Objective: Controversy exists around the world as experts disagree on what artificial intelligence will imply for humanity in the future. Medical experts are starting to share perspectives on artificial intelligence with ethical and legal concerns appearing to prevail. The purpose of this study was to determine how anesthesiology and reanimation specialists in Turkey perceive the use of artificial intelligence in ultrasound-guided regional anesthetic applications in terms of medical ethics and education, as well as their perspectives on potential ethical issues.
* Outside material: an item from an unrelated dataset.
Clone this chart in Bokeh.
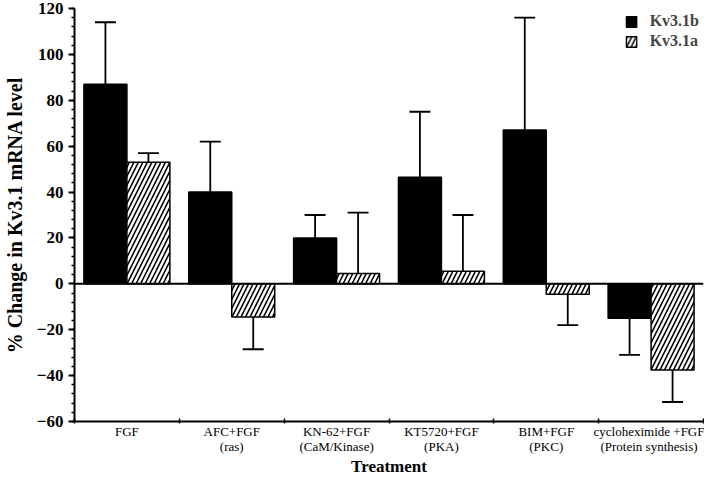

Materials and methods: This descriptive and cross-sectional survey was conducted across Turkey between July 1 and August 31. Data were collected through an online questionnaire distributed by national associations and social media platforms. The questionnaire included questions about the descriptive features of the participants and the possible ethical problems that may be encountered in the use of artificial intelligence in regional anesthesia and 20 statements that were requested to be evaluated.
Results: The average age of the 285 anesthesiologists who took part in the study was 42.00 ± 7.51, 144 of them were male, the average years spent in the field was 10.95 ± 7.15 years, 59.3% were involved in resident training, and 74.7% habitually used ultrasound guidance regional anesthetic applications. Of the participants, 80% thought artificial intelligence would benefit patients, 86.7% thought it would benefit resident training, 81.4% thought it would benefit post-graduate medical education, and 80.7% thought it would decrease complications in practice. There will be no ethical issues if sonographic data are captured anonymously, according to 78.25%, while 67% are concerned about who will be held accountable for inaccuracies.
Conclusion: The majority of anesthetists believe that using artificial intelligence in regional anesthetic applications will decrease complications. Although ethical concerns about privacy and data governance are low, participants do have ethical worries about "accountability for errors."